- LISTED RECORDS
........
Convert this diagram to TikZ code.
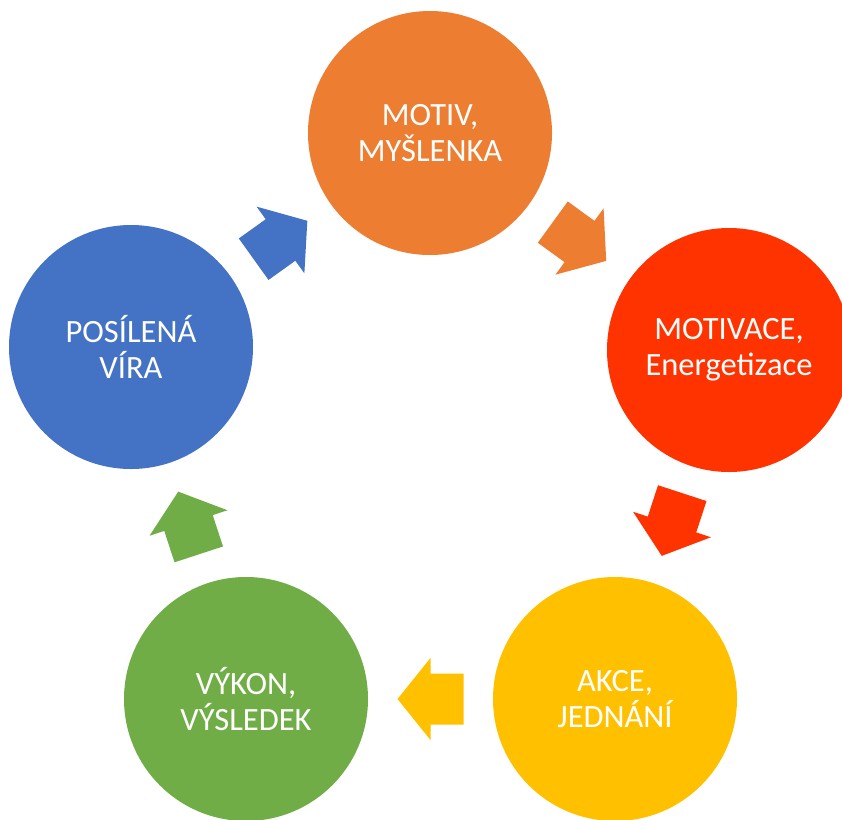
\documentclass[tikz,border=0pt]{standalone}
\usepackage{fontspec}
\setmainfont{Carlito}
\usetikzlibrary{calc}
\definecolor{corange}{HTML}{ED7D31}
\definecolor{cred}{HTML}{FF3300}
\definecolor{cyellow}{HTML}{FFC000}
\definecolor{cgreen}{HTML}{70AD47}
\definecolor{cblue}{HTML}{4472C4}
\newcommand\blockarrow[3]{%
  \coordinate (M) at ($(#1.center)!0.5!(#2.center)$);
  \coordinate (T) at ($(M)!33pt!(#1.center)$);
  \fill[#3] ($(M)!33pt!(#2.center)$) -- ($(M)!41pt!90:(#2.center)$) -- ($(M)!25.5pt!90:(#2.center)$)
    -- ($(T)!25.5pt!90:(#2.center)$) -- ($(T)!25.5pt!-90:(#2.center)$) -- ($(M)!25.5pt!-90:(#2.center)$)
    -- ($(M)!41pt!-90:(#2.center)$) -- cycle;}
\begin{document}
\begin{tikzpicture}[x=1pt,y=-1pt,
  circ/.style={circle, minimum size=244pt, inner sep=0pt, text=white, align=center,
    font=\fontsize{32.5}{36}\selectfont}]
\useasboundingbox (0,0) rectangle (842,819);
\clip (0,0) rectangle (842,819);
\node[circ, fill=corange] (co) at (430,133) {MOTIV,\\MYŠLENKA};
\node[circ, fill=cred] (cr) at (729,350) {MOTIVACE,\\Energetizace};
\node[circ, fill=cyellow] (cy) at (615,699) {AKCE,\\JEDNÁNÍ};
\node[circ, fill=cgreen] (cg) at (246,699) {VÝKON,\\VÝSLEDEK};
\node[circ, fill=cblue] (cb) at (131,347) {POSÍLENÁ\\VÍRA};
\blockarrow{co}{cr}{corange}
\blockarrow{cr}{cy}{cred}
\blockarrow{cy}{cg}{cyellow}
\blockarrow{cg}{cb}{cgreen}
\blockarrow{cb}{co}{cblue}
\end{tikzpicture}
\end{document}
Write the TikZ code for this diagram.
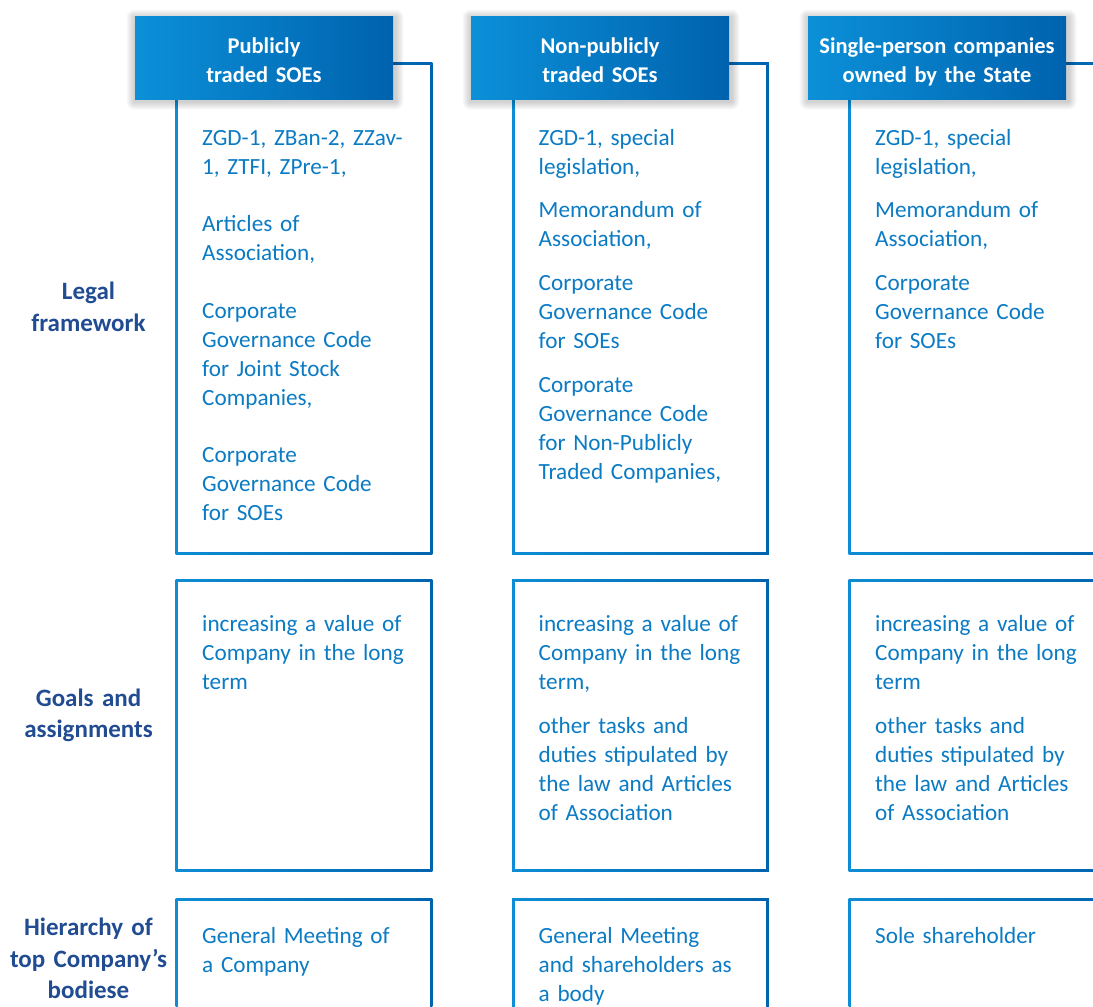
\documentclass[tikz,border=0pt]{standalone}
\usepackage{fontspec}
\setmainfont{Carlito}
\usetikzlibrary{calc}
\definecolor{hdrL}{HTML}{0B90D8}
\definecolor{hdrR}{HTML}{0062AE}
\definecolor{boxL}{HTML}{0D8DD5}
\definecolor{boxR}{HTML}{0064AF}
\definecolor{txtblue}{HTML}{0B7BC4}
\definecolor{lblblue}{HTML}{214C92}
\tikzset{
  cellbox/.style={inner sep=0pt, outer sep=0pt, anchor=north west,
    path picture={
      \shade[left color=boxL, right color=boxR]
        (path picture bounding box.south west) rectangle (path picture bounding box.north east);
      \fill[white]
        ([shift={(2.6pt,2.6pt)}]path picture bounding box.south west) rectangle
        ([shift={(-2.6pt,-2.6pt)}]path picture bounding box.north east);
    }},
  hdr/.style={inner sep=0pt, outer sep=0pt, minimum width=258pt, minimum height=82.5pt,
    left color=hdrL, right color=hdrR},
  hdrtext/.style={anchor=base, inner sep=0pt, text width=258pt, align=center, text=white,
    font=\fontsize{22.5}{29}\selectfont\bfseries},
  celltext/.style={anchor=base west, inner sep=0pt, text width=245pt, align=left,
    text=txtblue, font=\fontsize{23.2}{28.9}\selectfont},
  rowlabel/.style={anchor=base, inner sep=0pt, text width=175pt, align=center,
    text=lblblue, font=\fontsize{25}{31.5}\selectfont\bfseries}
}
\begin{document}
\begin{tikzpicture}[x=1pt,y=-1pt]
\useasboundingbox (0,0) rectangle (1093,1007);
% boxes
\node[cellbox, minimum width=256.6pt, minimum height=492.1pt] (b11) at (175.7,62.2) {};
\node[cellbox, minimum width=256.6pt, minimum height=492.1pt] (b12) at (512.2,62.2) {};
\node[cellbox, minimum width=262.6pt, minimum height=492.1pt] (b13) at (848.7,62.2) {};
\node[cellbox, minimum width=256.6pt, minimum height=291.6pt] (b21) at (175.7,579.7) {};
\node[cellbox, minimum width=256.6pt, minimum height=291.6pt] (b22) at (512.2,579.7) {};
\node[cellbox, minimum width=262.6pt, minimum height=291.6pt] (b23) at (848.7,579.7) {};
\node[cellbox, minimum width=256.6pt, minimum height=132.6pt] (b31) at (175.7,898.7) {};
\node[cellbox, minimum width=256.6pt, minimum height=132.6pt] (b32) at (512.2,898.7) {};
\node[cellbox, minimum width=262.6pt, minimum height=132.6pt] (b33) at (848.7,898.7) {};
% header shadows
\coordinate (c1) at (264,58);
\coordinate (c2) at (600,58);
\coordinate (c3) at (937,58);
\foreach \c in {c1,c2,c3}{
  \foreach \r in {1,...,8}{
    \fill[black, opacity=0.022, rounded corners=\r pt]
      ($(\c)+(-129.5-\r,-40.5-\r)$) rectangle ($(\c)+(131.5+\r,43.5+\r)$);
  }
}
% headers
\node[hdr] (h1) at (c1) {};
\node[hdr] (h2) at (c2) {};
\node[hdr] (h3) at (c3) {};
\node[hdrtext] (ht1) at (264,53.2) {Publicly\\traded SOEs};
\node[hdrtext] (ht2) at (600,53.2) {Non-publicly\\traded SOEs};
\node[hdrtext] (ht3) at (937,53.2) {Single-person companies\\owned by the State};
% row labels
\node[rowlabel] (l1) at (88.5,299.5) {Legal\\framework};
\node[rowlabel] (l2) at (88.5,706) {Goals and\\assignments};
\node[rowlabel] (l3) at (88.5,935.5) {Hierarchy of\\top Company’s\\bodiese};
% column 1 texts
\node[celltext] (t11a) at (202,145.5) {ZGD-1, ZBan-2, ZZav-\\1, ZTFI, ZPre-1,};
\node[celltext] (t11b) at (202,231.9) {Articles of\\Association,};
\node[celltext] (t11c) at (202,318.3) {Corporate\\Governance Code\\for Joint Stock\\Companies,};
\node[celltext] (t11d) at (202,462.3) {Corporate\\Governance Code\\for SOEs};
\node[celltext] (t21a) at (202,631.5) {increasing a value of\\Company in the long\\term};
\node[celltext] (t31a) at (202,943.5) {General Meeting of\\a Company};
% column 2 texts
\node[celltext] (t12a) at (538.5,145.5) {ZGD-1, special\\legislation,};
\node[celltext] (t12b) at (538.5,217.5) {Memorandum of\\Association,};
\node[celltext] (t12c) at (538.5,290.5) {Corporate\\Governance Code\\for SOEs};
\node[celltext] (t12d) at (538.5,392.5) {Corporate\\Governance Code\\for Non-Publicly\\Traded Companies,};
\node[celltext] (t22a) at (538.5,631.5) {increasing a value of\\Company in the long\\term,};
\node[celltext] (t22b) at (538.5,733.5) {other tasks and\\duties stipulated by\\the law and Articles\\of Association};
\node[celltext] (t32a) at (538.5,943.5) {General Meeting\\and shareholders as\\a body};
% column 3 texts
\node[celltext] (t13a) at (875,145.5) {ZGD-1, special\\legislation,};
\node[celltext] (t13b) at (875,217.5) {Memorandum of\\Association,};
\node[celltext] (t13c) at (875,290.5) {Corporate\\Governance Code\\for SOEs};
\node[celltext] (t23a) at (875,631.5) {increasing a value of\\Company in the long\\term};
\node[celltext] (t23b) at (875,733.5) {other tasks and\\duties stipulated by\\the law and Articles\\of Association};
\node[celltext] (t33a) at (875,943.5) {Sole shareholder};
\end{tikzpicture}
\end{document}
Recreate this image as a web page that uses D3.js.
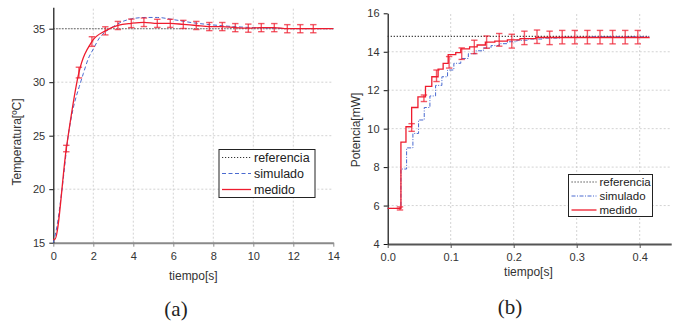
<!DOCTYPE html>
<html><head><meta charset="utf-8">
<script src="https://cdn.jsdelivr.net/npm/d3@7"></script>
<style>
body{margin:0;background:#fff;}
svg{display:block;font-family:"Liberation Sans",Arial,sans-serif;}
</style></head>
<body>
<svg id="c" width="680" height="325"></svg>
<script>
// ---------- Panel (a): temperature ----------
const tempTicksX = [0,2,4,6,8,10,12,14];
const tempTicksY = [15,20,25,30,35];
const tempRefT = [0,14];
const tempRefV = [35,35];
const tempSimT = [0,0.18,0.43,0.77,1.0,1.3,1.5,1.75,2.0,2.33,2.6,3.0,3.5,4.0,4.6,5.2,6.0,7.0,8.0,9.0,10.0,11.0,12.0,14.0];
const tempSimV = [15,16.5,19.9,25.3,27.6,29.6,30.8,32.2,33.1,34.2,34.7,35.2,35.7,35.95,36.05,36.05,35.85,35.55,35.35,35.2,35.1,35.05,35.0,35.0];
const tempMedT = [0,0.07,0.65,1.28,1.93,2.6,3.23,3.9,4.53,5.2,5.85,6.5,7.15,7.8,8.45,9.1,9.75,10.4,11.05,11.7,12.35,13.0,14.0];
const tempMedV = [15.3,15.3,23.8,30.9,33.8,34.8,35.3,35.5,35.6,35.5,35.5,35.4,35.3,35.2,35.2,35.1,35.05,35.1,35.1,35.0,35.0,35.0,35.0];
const tempErrT = [0.65,1.28,1.93,2.6,3.23,3.9,4.53,5.2,5.85,6.5,7.15,7.8,8.45,9.1,9.75,10.4,11.05,11.7,12.35,13.0];
const tempErrV = [23.8,30.9,33.8,34.8,35.3,35.5,35.6,35.5,35.5,35.4,35.3,35.2,35.2,35.1,35.05,35.1,35.1,35.0,35.0,35.0];
const tempErrE = [0.3,0.5,0.45,0.38,0.38,0.4,0.4,0.38,0.38,0.38,0.38,0.38,0.38,0.38,0.38,0.38,0.38,0.38,0.38,0.38];

// ---------- Panel (b): power ----------
const powTicksX = [0.0,0.1,0.2,0.3,0.4];
const powTicksY = [4,6,8,10,12,14,16];
const powRefT = [0,0.415];
const powRefV = [14.8,14.8];
const powSimT = [0,0.021,0.030,0.040,0.049,0.058,0.067,0.076,0.086,0.095,0.105,0.116,0.128,0.140,0.152,0.164,0.177,0.19,0.205,0.222,0.245,0.275,0.32,0.415];
const powSimV = [5.85,7.9,9.0,9.75,10.45,11.1,11.7,12.25,12.7,13.05,13.4,13.65,13.9,14.05,14.2,14.32,14.42,14.52,14.6,14.66,14.71,14.75,14.78,14.78];
const powMedT = [0,0.021,0.029,0.038,0.048,0.060,0.070,0.080,0.088,0.096,0.108,0.116,0.13,0.142,0.155,0.17,0.19,0.21,0.235,0.415];
const powMedV = [5.85,9.3,10.1,11.1,11.65,12.2,12.7,13.1,13.4,13.85,13.95,14.15,14.25,14.35,14.5,14.55,14.62,14.68,14.74,14.76];
const powErrT = [0.0195,0.038,0.0575,0.0775,0.0975,0.1175,0.1375,0.157,0.177,0.197,0.217,0.237,0.257,0.277,0.297,0.317,0.337,0.357,0.377,0.397];
const powErrV = [5.85,10.06,11.58,12.75,13.45,13.9,14.25,14.5,14.62,14.55,14.72,14.78,14.72,14.76,14.76,14.76,14.76,14.76,14.76,14.76];
const powErrE = [0.08,0.2,0.17,0.3,0.3,0.3,0.35,0.32,0.33,0.36,0.35,0.35,0.35,0.35,0.35,0.35,0.35,0.35,0.35,0.35];

const legendLabels = ["referencia","simulado","medido"];

const svg = d3.select("#c");
const RED = "#ee1c2e", BLUE = "#4a6ad0", REF = "#333";

function zip(a,b){return a.map((v,i)=>[v,b[i]]);}

function panel(o){
  const g = svg.append("g");
  const x = d3.scaleLinear().domain(o.xd).range(o.xr);
  const y = d3.scaleLinear().domain(o.yd).range(o.yr);
  // grid
  g.append("g").selectAll("line").data(o.tx.filter(v=>v!==o.xd[0] && x(v)<o.xr[1]-1)).join("line")
    .attr("x1",d=>x(d)).attr("x2",d=>x(d)).attr("y1",o.yr[0]).attr("y2",o.yr[1])
    .attr("stroke","#c8c8c8").attr("stroke-width",0.8).attr("stroke-dasharray","2,2");
  g.append("g").selectAll("line").data(o.ty.filter(v=>v!==o.yd[0] && v!==o.noGridY)).join("line")
    .attr("x1",o.xr[0]).attr("x2",o.xr[1]).attr("y1",d=>y(d)).attr("y2",d=>y(d))
    .attr("stroke","#c8c8c8").attr("stroke-width",0.8).attr("stroke-dasharray","2,2");
  // axes
  const ax = g.append("g").attr("transform",`translate(0,${o.yr[0]})`)
    .call(d3.axisBottom(x).tickValues(o.tx).tickFormat(o.fx).tickSize(4).tickSizeOuter(0));
  ax.select(".domain").attr("stroke",o.bottomColor).attr("stroke-width",2);
  ax.selectAll(".tick line").attr("stroke",o.bottomColor);
  ax.selectAll("text").attr("font-size",11).attr("fill","#333").attr("dy","0.9em");
  const ay = g.append("g").attr("transform",`translate(${o.xr[0]},0)`)
    .call(d3.axisLeft(y).tickValues(o.ty).tickSize(4).tickSizeOuter(0));
  ay.select(".domain").attr("stroke","#111").attr("stroke-width",1.2);
  ay.selectAll(".tick line").attr("stroke","#111");
  ay.selectAll("text").attr("font-size",11).attr("fill","#333").attr("dx","-0.1em");
  // lines
  const line = d3.line().x(d=>x(d[0])).y(d=>y(d[1]));
  g.append("path").datum(zip(o.refT,o.refV)).attr("d",line).attr("fill","none")
    .attr("stroke",REF).attr("stroke-width",1.1).attr("stroke-dasharray","1.2,1.8");
  g.append("path").datum(zip(o.simT,o.simV)).attr("d",line.curve(o.curve)).attr("fill","none")
    .attr("stroke",BLUE).attr("stroke-width",1).attr("stroke-dasharray",o.simDash);
  // error bars
  const eb = g.append("g").attr("stroke",RED).attr("stroke-opacity",0.72).attr("stroke-width",1.4);
  o.errT.forEach((t,i)=>{
    const cx = x(t), y1 = y(o.errV[i]-o.errE[i]), y2 = y(o.errV[i]+o.errE[i]);
    eb.append("line").attr("x1",cx).attr("x2",cx).attr("y1",y1).attr("y2",y2);
    eb.append("line").attr("x1",cx-3.2).attr("x2",cx+3.2).attr("y1",y1).attr("y2",y1);
    eb.append("line").attr("x1",cx-3.2).attr("x2",cx+3.2).attr("y1",y2).attr("y2",y2);
  });
  g.append("path").datum(zip(o.medT,o.medV)).attr("d",line.curve(o.curve)).attr("fill","none")
    .attr("stroke",RED).attr("stroke-width",1.3);
  // titles
  g.append("text").attr("x",(o.xr[0]+o.xr[1])/2+o.xtDx).attr("y",o.xtY).attr("text-anchor","middle")
    .attr("font-size",12).attr("fill","#333").text("tiempo[s]");
  g.append("text").attr("transform",`translate(${o.ytX},${o.ytY}) rotate(-90)`).attr("text-anchor","middle")
    .attr("font-size",12).attr("fill","#333").text(o.ytitle);
  g.append("text").attr("x",o.capX).attr("y",o.capY).attr("text-anchor","middle")
    .attr("font-family","'Liberation Serif','DejaVu Serif',serif").attr("font-size",21).attr("fill","#222").text(o.cap);
  // legend
  const L = o.leg;
  const lg = g.append("g");
  lg.append("rect").attr("x",L.x).attr("y",L.y).attr("width",L.w).attr("height",L.h)
    .attr("fill","#fff").attr("stroke","#222").attr("stroke-width",1);
  const styles = [{c:REF,d:"1.2,1.8",w:1.1},{c:BLUE,d:o.simDash,w:1},{c:RED,d:null,w:1.3}];
  legendLabels.forEach((lab,i)=>{
    const yy = L.y + L.pad + i*L.step;
    lg.append("line").attr("x1",L.x+3).attr("x2",L.x+3+L.sw).attr("y1",yy).attr("y2",yy)
      .attr("stroke",styles[i].c).attr("stroke-width",styles[i].w).attr("stroke-dasharray",styles[i].d);
    lg.append("text").attr("x",L.x+6+L.sw).attr("y",yy).attr("dy","0.35em").attr("font-size",L.fs)
      .attr("fill","#222").text(lab);
  });
}

panel({
  xd:[0,14], xr:[53.3,333.3], yd:[15,37], yr:[242.7,7.3],
  tx:tempTicksX, ty:tempTicksY, fx:d3.format("d"), bottomColor:"#8a8a8a",
  refT:tempRefT, refV:tempRefV, simT:tempSimT, simV:tempSimV, medT:tempMedT, medV:tempMedV,
  errT:tempErrT, errV:tempErrV, errE:tempErrE,
  curve:d3.curveMonotoneX, simDash:"4,2.5",
  xtDx:0, xtY:280, ytX:21, ytY:142, ytitle:"Temperatura[ºC]",
  cap:"(a)", capX:176, capY:316,
  leg:{x:219,y:149.5,w:96,h:48,pad:8,step:16,sw:29,fs:12.5}
});
panel({
  xd:[0,0.45], xr:[387.7,671.2], yd:[4,16], yr:[244,13.3],
  tx:powTicksX, ty:powTicksY, fx:d3.format(".1f"), bottomColor:"#555",
  refT:powRefT, refV:powRefV, simT:powSimT, simV:powSimV, medT:powMedT, medV:powMedV,
  errT:powErrT, errV:powErrV, errE:powErrE, noGridY:16,
  curve:d3.curveStepAfter, simDash:"4,1.5,1,1.5",
  xtDx:-1, xtY:276, ytX:360, ytY:130, ytitle:"Potencia[mW]",
  cap:"(b)", capX:510, capY:314,
  leg:{x:568.5,y:174.5,w:84,h:42,pad:7.5,step:14,sw:25,fs:11.5}
});
</script>
</body></html>
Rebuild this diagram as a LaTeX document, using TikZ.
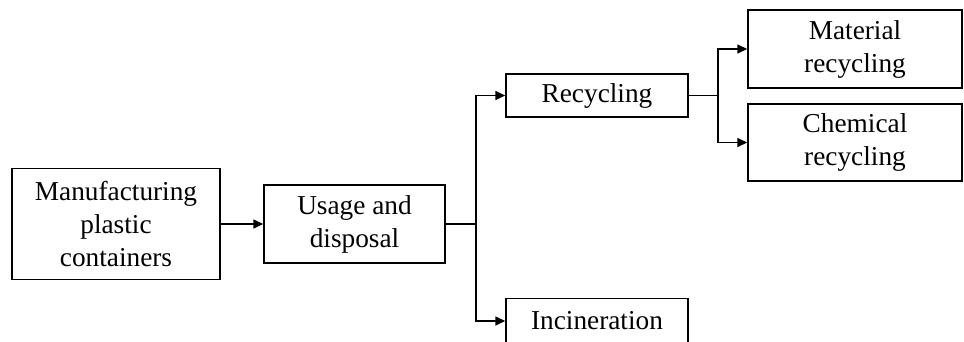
........
Your answer should be a single number: the count of lines in these records that hold the string "diagram".

3